The Banatul Philharmonic (Filarmonica Banatul) is a musical institution in Timișoara, Romania. Established in 1871, it now comprises a symphony orchestra, professional chorus and various chamber groups. The Banatul Philharmonic operates in the projection hall of the former Capitol cinema, built by the mayor's office in 1929, which was nationalized in 1956, so that in 2007 it would be taken over by the municipality of Timișoara, by a special law.

== History ==
=== 1871–1947 ===
Before having a proper music society, like other cities in the country, in Timișoara there was the choral association Temeswarer Männergesangverein, founded in 1845. It seems that it was the first music society in the city, but did not survive in the context of 1848–1849 events. It was re-established in 1858, and its activity is recorded as meritorious, contributing in various ways to the musical life of the city. The repertoire of this chorale included works of great popularity, belonging mainly to German romantic music.

At one point, the chorus and orchestra disbanded. Therefore, the musical landscape of the city increasingly felt the need to resume similar initiatives. As a result of this desideratum, eleven music-loving enthusiasts met on 21 October 1871 in Auguste Pummer's house, deciding to establish a men's choral society called "Timișoara Philharmonic Society" (Temeswarer Philharmonische Verein). The minutes of the first meeting were written at the constituent meeting and a committee consisting of Auguste Pummer, Heinrich Weidt and Franz Wilhelm Speer was elected. On this occasion, the work Die Träne was sung, which later became the motto of the chorus. The inaugural concert took place on the stage of the Communal Theater on 8 December 1871 and was performed with the help of the Timișoara Opera Orchestra and some blowers from the 29th Infantry Regiment.
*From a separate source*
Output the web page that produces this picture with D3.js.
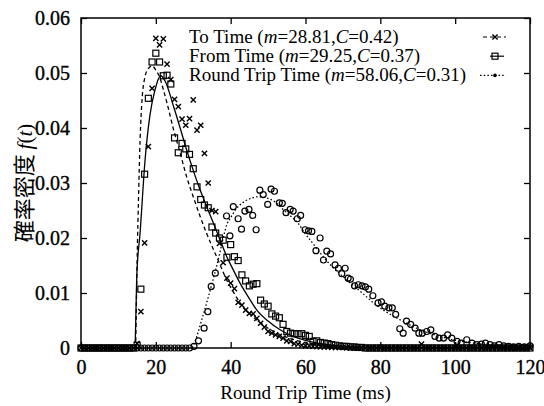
<!DOCTYPE html>
<html>
<head>
<meta charset="utf-8">
<script src="https://cdn.jsdelivr.net/npm/d3@7"></script>
<style>
  body { margin: 0; background: #fff; }
  svg { display: block; }
</style>
</head>
<body>
<div id="chart"></div>
<script>
// ---- data ----
const xTicks = [0, 20, 40, 60, 80, 100, 120];
const yTicks = [0, 0.01, 0.02, 0.03, 0.04, 0.05, 0.06];

// histogram bins, 1 ms wide
const binT = [0,1,2,3,4,5,6,7,8,9,10,11,12,13,14,15,16,17,18,19,20,21,22,23,24,25,26,27,28,29,30,31,32,33,34,35,36,37,38,39,40,41,42,43,44,45,46,47,48,49,50,51,52,53,54,55,56,57,58,59,60,61,62,63,64,65,66,67,68,69,70,71,72,73,74,75,76,77,78,79,80,81,82,83,84,85,86,87,88,89,90,91,92,93,94,95,96,97,98,99,100,101,102,103,104,105,106,107,108,109,110,111,112,113,114,115,116,117,118,119,120];

// To Time histogram (x markers)
const toV = [0,0,0,0,0,0,0,0,0,0,0,0,0,0,0,
  0.0008,0.0066,0.0191,0.0366,0.0472,0.0563,0.0551,0.0562,0.0516,0.0488,0.0452,0.0439,0.0416,0.0405,0.0417,
  0.0451,0.0396,0.0405,0.0354,0.0300,0.0250,0.0248,0.0190,0.0155,0.0127,0.0118,0.0108,0.0083,0.0078,0.0069,
  0.0063,0.0062,0.0054,0.0045,0.0038,0.0030,0.0027,0.0024,0.0021,0.0018,0.0013,0.0012,0.0008,0.0007,0.0005,
  0.0004,0.0004,0.0003,0.0003,0.0002,0.0002,0.0002,0.0001,0.0001,0.0001,0.0001,
  0,0,0,0,0,0,0,0,0,0,0,0,0,0,0,0,0,0,0,0,0.0007,
  0,0,0,0,0,0,0,0,0,0,0,0,0,0,0,0,0,0,0,0,0,0,0,0,0,0,0,0,0];

// From Time histogram (squares)
const fromV = [0,0,0,0,0,0,0,0,0,0,0,0,0,0,0,
  0.0005,0.0107,0.0316,0.0454,0.0520,0.0536,0.0520,0.0495,0.0496,0.0480,0.0382,0.0355,0.0372,0.0362,0.0352,
  0.0326,0.0293,0.0270,0.0260,0.0255,0.0220,0.0209,0.0200,0.0196,0.0165,0.0188,0.0166,0.0159,0.0133,0.0122,
  0.0113,0.0116,0.0117,0.0087,0.0080,0.0076,0.0062,0.0058,0.0055,0.0043,0.0030,0.0027,0.0026,0.0026,0.0026,
  0.0023,0.0021,0.0012,0.0013,0.0010,0.0009,0.0008,0.0006,0.0005,0.0004,0.0003,0.0003,0.0002,0.0002,0.0001,0.0001,
  0,0,0,0,0,0,0,0,0,0,0,0,0,0,0,0,0,0,0,0,0,0,0,0,0,0,0,0,0,0,0,0,0,0,0,0,0,0,0,0,0,0,0,0,0];

// Round Trip Time histogram (circles)
const rttT = [0,1,2,3,4,5,6,7,8,9,10,11,12,13,14,15,16,17,18,19,20,21,22,23,24,25,26,27,28,29,
  30.2,31.4,32.9,33.9,34.8,35.9,38.9,39.8,40.7,42.0,42.9,43.8,44.9,45.9,46.8,47.8,48.7,49.9,50.8,51.7,53.0,53.8,54.8,55.9,56.7,57.8,58.7,59.9,60.8,61.7,62.8,63.9,64.8,65.7,66.7,67.9,68.8,69.7,70.6,71.4,72.0,73.1,74.1,75.1,76.0,76.9,78.0,79.4,80.3,81.2,82.3,83.2,84.1,85.2,86.1,87.0,88.1,89.3,90.3,91.2,92.4,93.5,94.6,95.7,96.9,98.0,99.1,100.5,101.6,103.1,104.5,105.8,107.0,108.1,109.3,110.5,111.7,113.0,114.3,115.6,117.0,118.5,120];
const rttV = [0,0,0,0,0,0,0,0,0,0,0,0,0,0,0,0,0,0,0,0,0,0,0,0,0,0,0,0,0,0,
  0.0003,0.0013,0.0036,0.0066,0.0112,0.0136,0.0240,0.0204,0.0257,0.0235,0.0216,0.0249,0.0252,0.0241,0.0215,0.0287,0.0279,0.0261,0.0289,0.0285,0.0264,0.0263,0.0246,0.0252,0.0249,0.0235,0.0241,0.0215,0.0213,0.0212,0.0177,0.0200,0.0160,0.0176,0.0171,0.0151,0.0145,0.0135,0.0145,0.0127,0.0125,0.0113,0.0115,0.0113,0.0111,0.0107,0.0095,0.0082,0.0084,0.0076,0.0073,0.0073,0.0061,0.0035,0.0027,0.0049,0.0043,0.0036,0.0027,0.0027,0.0030,0.0033,0.0021,0.0018,0.0018,0.0024,0.0018,0.0012,0.0009,0.0015,0.0009,0.0006,0.0007,0.0009,0.0006,0.0004,0.0006,0.0004,0.0003,0.0002,0.0003,0.0002,0.0004];

// fitted curves
const toFitT = [14.6,14.8,15.0,15.4,15.8,16.3,17,18,19,20,21,22,23,24.7,26.5,28.2,30,31.8,33.6,35.4,37.2,38.9,40.7,42.5,44.5,47,50,53,56,60,65,70,80,120];
const toFitV = [0,0.008,0.016,0.028,0.038,0.045,0.049,0.0508,0.0513,0.0505,0.0493,0.047,0.0445,0.0398,0.0355,0.0312,0.0275,0.024,0.0208,0.0179,0.0151,0.0124,0.0102,0.0082,0.0066,0.0051,0.0036,0.0025,0.0017,0.001,0.0005,0.0002,0.00005,0];
const fromFitT = [14.5,14.9,15.8,17.1,18.4,19.8,21.3,22.5,24.7,26.5,28.2,30,31.8,33.6,35.4,37.2,38.9,40.7,42.5,44.7,47,50,53,56,60,65,70,80,120];
const fromFitV = [0.001,0.013,0.021,0.034,0.0422,0.047,0.0495,0.0485,0.044,0.040,0.0361,0.0323,0.0288,0.0257,0.0227,0.0196,0.0167,0.0142,0.0118,0.0093,0.0069,0.0049,0.0034,0.0023,0.0014,0.0007,0.0003,0.0001,0];
const rttFitT = [29.8,31,32,33,34,35,36,37,38,39,40,41.6,43,45,47.5,50,52,54,56,58,60,62,64,66,68,70,72,75,78,81,84,87,90,95,100,105,110,115,120];
const rttFitV = [0,0.0022,0.0045,0.0068,0.0092,0.0117,0.0142,0.017,0.020,0.0225,0.0237,0.0254,0.0263,0.0271,0.0275,0.0272,0.0265,0.0252,0.024,0.0227,0.0207,0.019,0.0172,0.0156,0.0142,0.013,0.0118,0.0101,0.0083,0.0068,0.0056,0.0045,0.0035,0.0023,0.0014,0.0009,0.0005,0.0003,0.0002];

const legendLabels = [
  { name: "To Time", m: "28.81", c: "0.42" },
  { name: "From Time", m: "29.25", c: "0.37" },
  { name: "Round Trip Time", m: "58.06", c: "0.31" }
];

// ---- layout ----
const width = 544, height = 406;
const margin = { top: 18, right: 14, bottom: 58, left: 81 };
const serif = "'Liberation Serif', 'Times New Roman', serif";

const svg = d3.select("#chart").append("svg")
  .attr("width", width).attr("height", height)
  .attr("viewBox", `0 0 ${width} ${height}`);

const x = d3.scaleLinear().domain([0, 120]).range([margin.left, width - margin.right]);
const y = d3.scaleLinear().domain([0, 0.06]).range([height - margin.bottom, margin.top]);

const fmtY = d => d === 0 ? "0" : d.toFixed(2);

// axes with inward ticks on all four sides
const styleAxis = g => {
  g.select(".domain").remove();
  g.selectAll("line").attr("stroke", "#000").attr("stroke-width", 1.3);
  g.selectAll("text").attr("fill", "#000")
    .attr("stroke", "#000").attr("stroke-width", 0.35)
    .style("font-family", serif).style("font-size", "20px");
};
svg.append("g").attr("transform", `translate(0,${y(0)})`)
  .call(d3.axisBottom(x).tickValues(xTicks).tickSize(-6).tickPadding(12))
  .call(styleAxis);
svg.append("g").attr("transform", `translate(0,${y(0.06)})`)
  .call(d3.axisTop(x).tickValues(xTicks).tickSize(-6).tickFormat(""))
  .call(styleAxis);
svg.append("g").attr("transform", `translate(${x(0)},0)`)
  .call(d3.axisLeft(y).tickValues(yTicks).tickSize(-6).tickPadding(11).tickFormat(fmtY))
  .call(styleAxis);
svg.append("g").attr("transform", `translate(${x(120)},0)`)
  .call(d3.axisRight(y).tickValues(yTicks).tickSize(-6).tickFormat(""))
  .call(styleAxis);

svg.append("rect")
  .attr("x", x(0)).attr("y", y(0.06))
  .attr("width", x(120) - x(0)).attr("height", y(0) - y(0.06))
  .attr("fill", "none").attr("stroke", "#000").attr("stroke-width", 1.5);

// axis titles
svg.append("text")
  .attr("x", (x(0) + x(120)) / 2).attr("y", 399)
  .attr("text-anchor", "middle")
  .style("font-family", serif).style("font-size", "19px")
  .text("Round Trip Time (ms)");

const yTitle = svg.append("text")
  .attr("transform", `translate(32,${(y(0) + y(0.06)) / 2}) rotate(-90)`)
  .attr("text-anchor", "middle");
yTitle.append("tspan").style("font-family", "'Noto Sans CJK JP', sans-serif")
  .style("font-size", "22px").text("確率密度 ");
yTitle.append("tspan").style("font-family", serif).style("font-size", "21px").style("font-style", "italic").text("f");
yTitle.append("tspan").style("font-family", serif).style("font-size", "21px").text("(");
yTitle.append("tspan").style("font-family", serif).style("font-size", "21px").style("font-style", "italic").text("t");
yTitle.append("tspan").style("font-family", serif).style("font-size", "21px").text(")");

// fitted curves
const line = d3.line().x(d => x(d[0])).y(d => y(d[1])).curve(d3.curveMonotoneX);
const zip = (a, b) => a.map((v, i) => [v, b[i]]);
const fits = [
  { pts: zip(toFitT, toFitV), dash: "4,3" },
  { pts: zip(fromFitT, fromFitV), dash: null },
  { pts: zip(rttFitT, rttFitV), dash: "1.5,2.2" }
];
fits.forEach(f => {
  svg.append("path").datum(f.pts)
    .attr("d", line).attr("fill", "none")
    .attr("stroke", "#000").attr("stroke-width", 1.3)
    .attr("stroke-dasharray", f.dash);
});

// marker drawers
const drawCross = (g, cx, cy) => {
  const s = 2.6;
  g.append("path").attr("d", `M${cx - s},${cy - s}L${cx + s},${cy + s}M${cx - s},${cy + s}L${cx + s},${cy - s}`)
    .attr("stroke", "#000").attr("stroke-width", 1.4).attr("fill", "none");
};
const drawSquare = (g, cx, cy) => {
  g.append("rect").attr("x", cx - 3).attr("y", cy - 3).attr("width", 6).attr("height", 6)
    .attr("fill", "none").attr("stroke", "#000").attr("stroke-width", 1.2);
};
const drawCircle = (g, cx, cy) => {
  g.append("circle").attr("cx", cx).attr("cy", cy).attr("r", 3)
    .attr("fill", "none").attr("stroke", "#000").attr("stroke-width", 1.2);
};

const pts = svg.append("g");
rttT.forEach((t, i) => drawCircle(pts, x(t), y(rttV[i])));
binT.forEach((t, i) => drawSquare(pts, x(t), y(fromV[i])));
binT.forEach((t, i) => drawCross(pts, x(t), y(toV[i])));

// legend
const legend = svg.append("g");
const legendMarkers = [drawCross, drawSquare, (g, cx, cy) => {
  g.append("circle").attr("cx", cx).attr("cy", cy).attr("r", 1.8).attr("fill", "#000");
}];
const sampleX = [[483, 506], [490, 504], [480, 506]];
legendLabels.forEach((d, i) => {
  const ly = 43 + i * 19.2;
  const t = legend.append("text").attr("x", 189).attr("y", ly)
    .style("font-family", serif).style("font-size", "19px");
  t.append("tspan").text(`${d.name} (`);
  t.append("tspan").style("font-style", "italic").text("m");
  t.append("tspan").text(`=${d.m},`);
  t.append("tspan").style("font-style", "italic").text("C");
  t.append("tspan").text(`=${d.c})`);
  legend.append("line")
    .attr("x1", sampleX[i][0]).attr("x2", sampleX[i][1]).attr("y1", ly - 6).attr("y2", ly - 6)
    .attr("stroke", "#000").attr("stroke-width", 1.2)
    .attr("stroke-dasharray", fits[i].dash);
  legendMarkers[i](legend, 495, ly - 6);
});
</script>
</body>
</html>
The concert activity that followed was mainly focused (in the beginning) on a cappella and chamber music.

Performers in Timișoara during this period included pianists Béla Bartók and Johannes Brahms; baritone Gheorghe Dima; cellist David Popper; and violinists Leopold Auer, George Enescu, Joseph Joachim, Jan Kubelík, František Ondříček, Pablo de Sarasate and Henryk Wieniawski.

In 1947 the orchestra was renamed the Banatul State Philharmonic, and eventually simply the Banatul Philharmonic. The first symphonic concert took place on 8 June 1947 with Timișoara-born French conductor Charles Bruck and French pianist Monique de La Bruchollerie. The opening of the first season took place on 26 October 1947.
=== Conductors ===
Conductors of the Banatul Philharmonic have included George Pavel (1947), Mircea Popa, Nicolae Boboc, Alexander Šumski, Remus Georgescu, Paul Popescu and Peter Oschanitzky. Gheorghe Costin and Radu Popa are the current permanent conductors. Guest conductors have included Kurt Adler, Roberto Benzi, Anatole Fistoulari, Kiril Kondrashin, Stanisław Wisłocki and Adone Zecchi. Jean-François Antonioli was Principal Guest Conductor from 1993 to 2002.
=== Guest soloists ===
Guest soloists with the orchestra have included pianists Dimitri Bashkirov, Julius Katchen and Rudolf Kehrer; violinists Ivry Gitlis, Gidon Kremer, Yehudi Menuhin, Vladimir Spivakov and Josef Suk; and cellists Miloš Sádlo and Daniil Shafran. Other performers in Timișoara have included pianists Annie Fischer, Artur Rubinstein, Alexandra Vizman and Carlo Zecchi; violinists Bronisław Huberman, Fritz Kreisler, Jacques Thibaud and Eugène Ysaÿe; and cellists Pablo Casals and Gregor Piatigorsky. The orchestra has visited many European countries, including Austria, Bulgaria, France, Germany, Greece, Italy, the Netherlands, Spain, Switzerland and the former Yugoslavia.